One building, dubbed the "happy warehouse" by one publishing executive, is filled with about 60 million hardcover books and paperbacks waiting to be distributed to stores across the U.S. The other is the "sad" warehouse. Piled high are some of the 20 million books returned every year by retailers. Many will be resold at cut-rate prices. Two million to four million will have their spines sliced off before being piled into a recycling machine the size of a Dumpster, chewed up and spat out as bales of paper.
Returns are the dark side of the book world, marking not only failed expectations, but the crippling inefficiencies of an antiquated business. It's a problem that's only getting worse. The industry's current economic model pushes publishers to generate a small number of blockbuster hits. But picking winners is a quixotic enterprise, and as publishers ship an ever-increasing number of books to stores, hoping to hit the jackpot every time, stores are sending an ever-increasing number back.
If ever there was a marketplace ripe for a disruptive entrant, book publishing is it.
And, here's one of the industry's scions:
Steve Riggio, CEO of Barnes & Noble, the U.S.'s No. 1 bookstore chain, says he has a solution: He wants Barnes & Noble to start marking down books and selling them on the spot.

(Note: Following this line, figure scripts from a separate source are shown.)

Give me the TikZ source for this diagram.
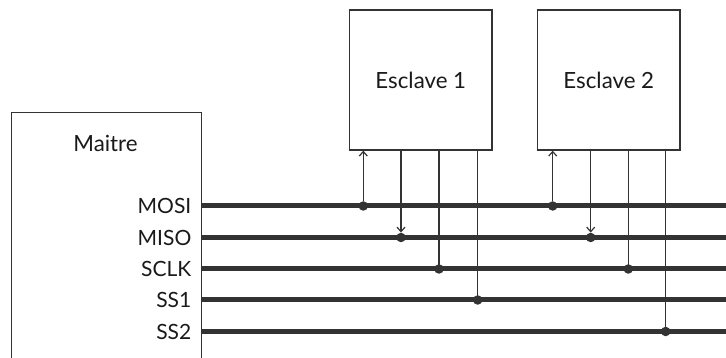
\documentclass[tikz,border=0pt]{standalone}
\usepackage{fontspec}
\setmainfont{Lato}
\usetikzlibrary{arrows.meta}
\definecolor{ink}{HTML}{333333}
\definecolor{txt}{HTML}{1A1A1A}
\begin{document}
\begin{tikzpicture}[x=1pt,y=-1pt,
  box/.style={draw=ink,line width=1.3pt,fill=white,inner sep=0pt},
  bus/.style={draw=ink,line width=5pt},
  tap/.style={draw=ink,line width=1.2pt},
  sig/.style={anchor=east,inner sep=0pt,text=txt,font=\fontsize{21}{24}\selectfont},
  title/.style={inner sep=0pt,text=txt,font=\fontsize{22.3}{26}\selectfont},
  dot/.style={circle,fill=ink,inner sep=0pt,minimum size=9.5pt},
  >={Straight Barb[length=4.5pt,width=8pt]}
]
\useasboundingbox (0,0) rectangle (726,358);
\clip (0,0) rectangle (726,358);

% master and slaves
\node[box,anchor=north west,minimum width=189.7pt,minimum height=300pt] (m) at (11,112) {};
\node[title] (mt) at (105.5,143.5) {Maitre};
\node[box,minimum width=142.3pt,minimum height=140pt] (s1) at (420.8,80) {};
\node[title] at (s1.center) {Esclave 1};
\node[box,minimum width=142.3pt,minimum height=140pt] (s2) at (608.8,80) {};
\node[title] at (s2.center) {Esclave 2};

% signal names
\node[sig] (mosi) at (191.5,206) {MOSI};
\node[sig] (miso) at (191.5,237.5) {MISO};
\node[sig] (sclk) at (191.5,269) {SCLK};
\node[sig] (ssa)  at (191.5,300) {SS1};
\node[sig] (ssb)  at (191.5,331.5) {SS2};

% bus ends at the right edge
\coordinate (mosiE) at (726,206);
\coordinate (misoE) at (726,237.5);
\coordinate (sclkE) at (726,269);
\coordinate (ssaE)  at (726,300);
\coordinate (ssbE)  at (726,331.5);

\draw[bus] (mosi -| m.east) -- (mosiE);
\draw[bus] (miso -| m.east) -- (misoE);
\draw[bus] (sclk -| m.east) -- (sclkE);
\draw[bus] (ssa -| m.east) -- (ssaE);
\draw[bus] (ssb -| m.east) -- (ssbE);

% taps of slave 1
\node[dot] (a1) at (363.3,206) {};
\node[dot] (a2) at (401,237.5) {};
\node[dot] (a3) at (439,269) {};
\node[dot] (a4) at (477.7,300) {};
\draw[tap,->] (a1) -- (a1 |- s1.south);
\draw[tap,->] (a2 |- s1.south) -- (a2);
\draw[tap] (a3 |- s1.south) -- (a3.center);
\draw[tap] (a4 |- s1.south) -- (a4.center);

% taps of slave 2
\node[dot] (b1) at (552.7,206) {};
\node[dot] (b2) at (590.7,237.5) {};
\node[dot] (b3) at (628.3,269) {};
\node[dot] (b4) at (665.7,331.5) {};
\draw[tap,->] (b1) -- (b1 |- s2.south);
\draw[tap,->] (b2 |- s2.south) -- (b2);
\draw[tap] (b3 |- s2.south) -- (b3.center);
\draw[tap] (b4 |- s2.south) -- (b4.center);
\end{tikzpicture}
\end{document}
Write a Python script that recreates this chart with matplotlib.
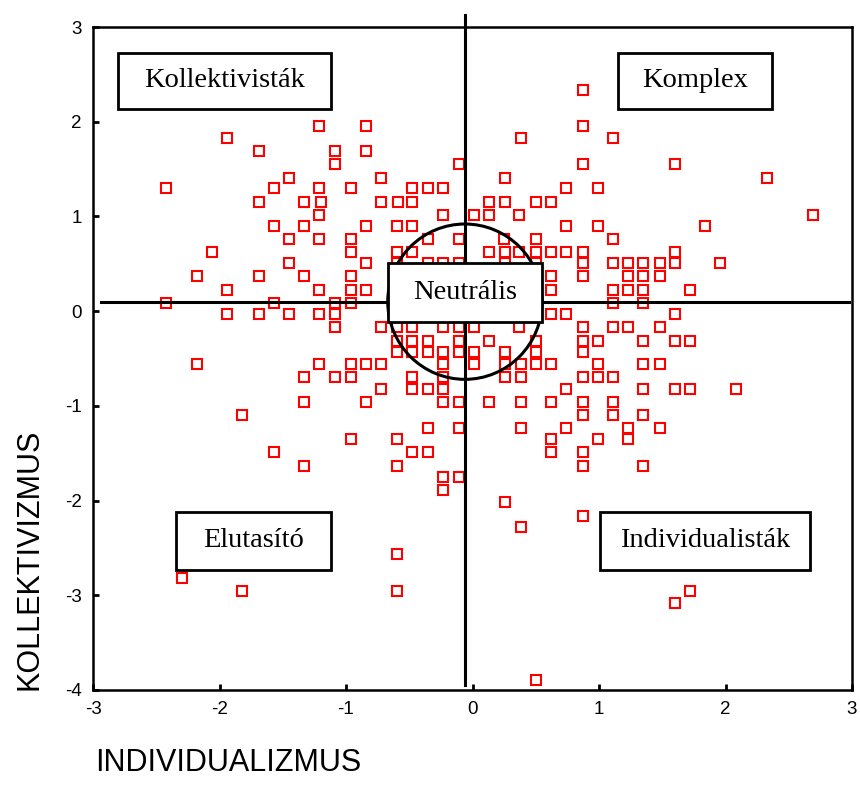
import matplotlib.pyplot as plt
from matplotlib.patches import Ellipse, Rectangle

plt.rcParams["axes.unicode_minus"] = False

# KOLLEKTIVIZMUS levels (rows of points) and the INDIVIDUALIZMUS scores found on each row
koll_levels = [2.34, 1.95, 1.83, 1.69, 1.55, 1.41, 1.30, 1.15, 1.01, 0.90, 0.76, 0.62,
               0.51, 0.37, 0.22, 0.09, -0.03, -0.17, -0.31, -0.43, -0.56, -0.70, -0.82,
               -0.96, -1.10, -1.23, -1.35, -1.49, -1.63, -1.75, -1.89, -2.02, -2.16,
               -2.28, -2.56, -2.82, -2.96, -3.08, -3.89]
indiv_by_level = [
    [0.87],
    [-1.21, -0.84, 0.87],
    [-1.94, 0.38, 1.11],
    [-1.69, -1.09, -0.84],
    [-1.09, -0.11, 0.87, 1.60],
    [-1.45, -0.72, 0.26, 2.33],
    [-2.42, -1.57, -1.21, -0.96, -0.48, -0.35, -0.23, 0.74, 0.99],
    [-1.69, -1.33, -1.20, -0.72, -0.59, -0.48, 0.13, 0.26, 0.50, 0.62],
    [-1.21, -0.23, 0.01, 0.13, 0.37, 2.69],
    [-1.57, -1.33, -0.84, -0.60, -0.48, 0.74, 0.99, 1.84],
    [-1.45, -1.21, -0.96, -0.35, -0.11, 0.25, 0.50, 1.11],
    [-2.06, -0.96, -0.60, -0.48, 0.13, 0.26, 0.37, 0.50, 0.62, 0.74, 0.87, 1.60],
    [-1.45, -0.84, -0.60, -0.35, -0.23, -0.11, 0.26, 0.50, 0.87, 1.11, 1.23, 1.35,
     1.48, 1.60, 1.96],
    [-2.18, -1.69, -1.33, -0.96, 0.62, 0.87, 1.23, 1.35, 1.48],
    [-1.94, -1.21, -0.96, -0.84, 0.62, 1.11, 1.23, 1.35, 1.72],
    [-2.42, -1.57, -1.09, -0.96, 1.11, 1.35],
    [-1.94, -1.69, -1.45, -1.21, -1.09, 0.62, 0.74, 1.60],
    [-1.09, -0.72, -0.60, -0.48, -0.23, -0.11, 0.01, 0.37, 0.87, 1.11, 1.23, 1.48],
    [-0.60, -0.48, -0.35, -0.11, 0.13, 0.50, 0.87, 0.99, 1.35, 1.60, 1.72],
    [-0.60, -0.48, -0.35, -0.23, -0.11, 0.01, 0.26, 0.50, 0.87],
    [-2.18, -1.21, -0.96, -0.84, -0.72, -0.23, 0.01, 0.26, 0.38, 0.50, 0.62, 0.99,
     1.35, 1.48],
    [-1.33, -1.09, -0.96, -0.48, -0.23, 0.26, 0.38, 0.87, 0.99, 1.11],
    [-0.72, -0.48, -0.35, -0.23, 0.74, 1.35, 1.60, 1.72, 2.08],
    [-1.33, -0.84, -0.23, -0.11, 0.13, 0.38, 0.62, 0.87, 1.11],
    [-1.82, 0.87, 1.11, 1.35],
    [-0.35, -0.11, 0.38, 0.74, 1.23, 1.48],
    [-0.96, -0.60, 0.62, 0.99, 1.23],
    [-1.57, -0.48, -0.35, 0.62, 0.87],
    [-1.33, -0.60, 0.87, 1.35],
    [-0.23, -0.11],
    [-0.23],
    [0.26],
    [0.87],
    [0.38],
    [-0.60],
    [-2.30],
    [-1.82, -0.60, 1.72],
    [1.60],
    [0.50],
]

# quadrant labels: (text, x0, x1, y0, y1)
boxes = [
    ("Kollektivisták", -2.80, -1.12, 2.13, 2.73),
    ("Komplex", 1.15, 2.37, 2.13, 2.73),
    ("Neutrális", -0.67, 0.55, -0.11, 0.51),
    ("Elutasító", -2.34, -1.12, -2.73, -2.12),
    ("Individualisták", 1.01, 2.67, -2.73, -2.12),
]

xs, ys = [], []
for lvl, row in zip(koll_levels, indiv_by_level):
    for v in row:
        xs.append(v)
        ys.append(lvl)

fig = plt.figure(figsize=(8.6, 8.01), dpi=100)
ax = fig.add_axes([93 / 860, 1 - 690 / 801, 759 / 860, 663 / 801])

ax.plot(xs, ys, linestyle="none", marker="s", ms=6.8, mfc="white", mec="red", mew=1.5, zorder=2)

# cross lines and neutral circle
ax.plot([-2.94, 2.98], [0.10, 0.10], color="black", lw=2.2, zorder=3)
ax.plot([-0.06, -0.06], [-3.95, 3.13], color="black", lw=2.2, zorder=3, clip_on=False)
ax.add_patch(Ellipse((-0.06, 0.10), 1.22, 1.64, fill=False, ec="black", lw=2.2, zorder=3))

for label, x0, x1, y0, y1 in boxes:
    ax.add_patch(Rectangle((x0, y0), x1 - x0, y1 - y0, fc="white", ec="black", lw=2, zorder=4))
    ax.text((x0 + x1) / 2, (y0 + y1) / 2, label, ha="center", va="center",
            family="Liberation Serif", fontsize=20.5, zorder=5)

ax.set_xlim(-3, 3)
ax.set_ylim(-4, 3)
ax.set_xticks(range(-3, 4))
ax.set_yticks(range(-4, 4))
ax.tick_params(direction="in", length=4, width=2, labelsize=13.5, pad=8)
for lab in ax.get_xticklabels() + ax.get_yticklabels():
    lab.set_family("Liberation Sans")
for sp in ax.spines.values():
    sp.set_linewidth(1.8)

fig.text(30 / 860, 1 - 690 / 801, "KOLLEKTIVIZMUS", rotation=90, ha="center", va="bottom",
         family="Liberation Sans", fontsize=22)
fig.text(95 / 860, 1 - 763 / 801, "INDIVIDUALIZMUS", ha="left", va="center",
         family="Liberation Sans", fontsize=22)

fig.savefig("out.png", dpi=100)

Customers would relish the bargains, publishers would generate more sales and costs would be cut. He says eliminating returns would "revolutionize the book business and revitalize the book business."
But Mr. Riggio says he can't implement the change by himself, since it's ultimately a decision for publishers. "We'd like to see this practice discontinued," he says. "Any rational business person looking at this practice would think the industry has gone mad."
It reminds me of that great joke about factories in the old Soviet Union. Remember this one?
A Western reporter approaches the superintendant of a Volga auto factory in Minsk and asks him, "what it's like to run this plant?"
"Well," says the plant manager, "we pretend to work and they pretend to pay us!"
It's kinda like that in publishing today, no?
Publishers and bookstores say:
"We pretend to sell books and customers pretend to buy them."
Yup, "an industry gone mad."
No wonder the virtually frictionless long tail looks appealing to self-publishing authors.
How long do we propose to go on like this?



I suspect that as more savvy small presses start doing more with publishing on demand, we will see this change. In other industries, just in time production is taking over, why not publishing?
A good example of this is The Writer's Collective over in Rhode Island. A friend published his book there and has been fairly successful with it.
Another interesting site is lulu.com. I wrote a chapter for Extreme Democracy which is published by them.